Além de algumas referências aqui e ali ao longo dos textos da coluna, parece que a coisa só mudou de figura agora, bem recentemente, em 2006, com a publicação de Uma história do romance de 30, de Luís Bueno. Ao invés de selecionar autores e obras que considere os mais representativos do período, Bueno optou por registrar o maior número possível de obras e relacioná-las com o momento histórico a cada momento daquele período, trazendo assim matizes para uma imagem que a crítica costuma considerar monocromática, isto é, para muitos a literatura dos anos 30 não vai além do regionalismo nordestino e da literatura proletária.

 

A norma foi construir o quadro geral do período pouco a pouco, a partir da análise, tão detida quanto possível para um trabalho desta natureza, de cada livro. Assim, a obra de um autor que atravessou a década é abordada em diversos pontos do texto, cada romance sendo discutido no momento em que pareceu sua contribuição ser pertinente para a construção de alguma tendência ou viés significativo do romance de 30.

 

Ao aplicar esta nova metodologia, o pesquisador consegue traçar novas análises sobre o período. É o que faz com o próprio Navios Iluminados ao tratá-lo como precursor de Vidas secas, de Graciliano Ramos, lançado em 1938, relação já exposta no espaço em As letras entre o cais e o sertão, mas, para acabar, vale repetir aqui a consideração do autor pelo romance de identidade portuária:

 

Navios Iluminados é um dos mais significativos romances do final da década. Embora não tenha tido nada o sucesso de Os Corumbas – e em grande medida porque o romance social entusiasmava menos nesses tempos de dúvida que ele próprio contribui para definir –, o romance de Ranulpho Prata tem todas as suas qualidades, acrescidas da escrita madura de um autor já veterano, que conhecia bem seus meios de expressão. Embora não seja um livro de todo desconhecido – já teve três edições, a última de 1996 – permanece menos lido do que deveria ser.

 

 

Referências:

Luís Bueno. Uma história do romance de 30. São Paulo: Editora Unicamp e Edusp, 2006.

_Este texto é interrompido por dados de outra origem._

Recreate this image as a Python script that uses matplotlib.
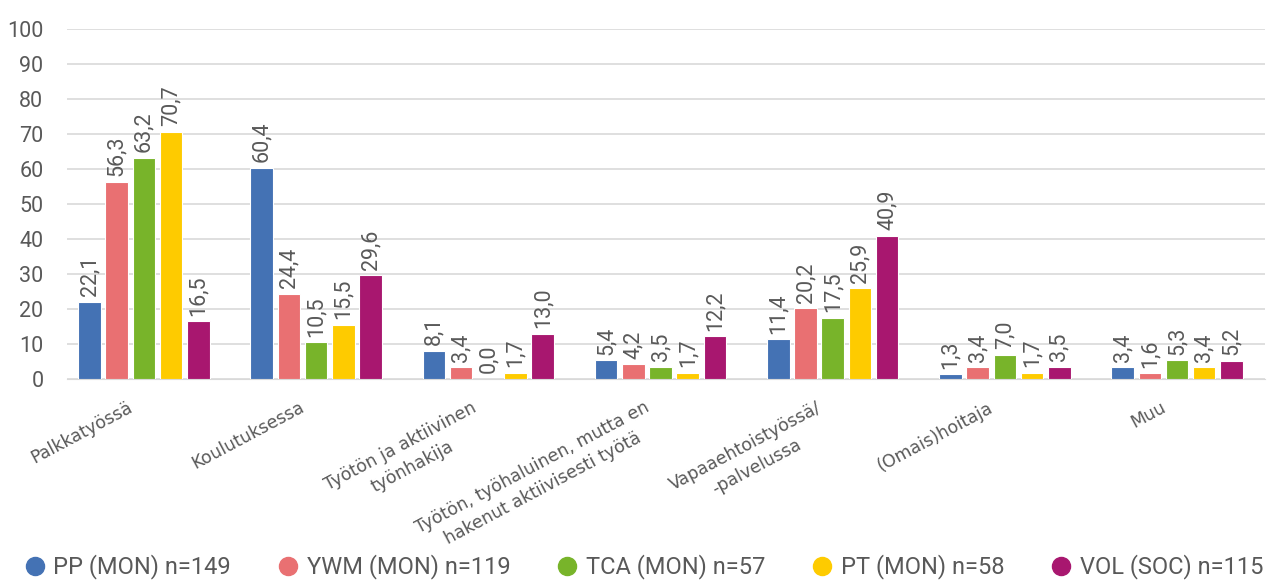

Ranulpho Prata. Navios Iluminados. Rio de Janeiro: José Olympio, 1937.

Nelson Werneck Sodré. História da Literatura Brasileira. Rio de Janeiro: Editora Civilização Brasileira, 1964 (1ª edição: 1938).

Otto Maria Carpeaux. Pequena Bibliografia Crítica da Literatura Brasileira. Rio de Janeiro: Editora Letras e Artes, 1964 (1ª edição: 1951).

Massaud Moisés e José Paulo Paes (organizadores). Pequeno dicionário de literatura brasileira. São Paulo: Cultrix, 1983.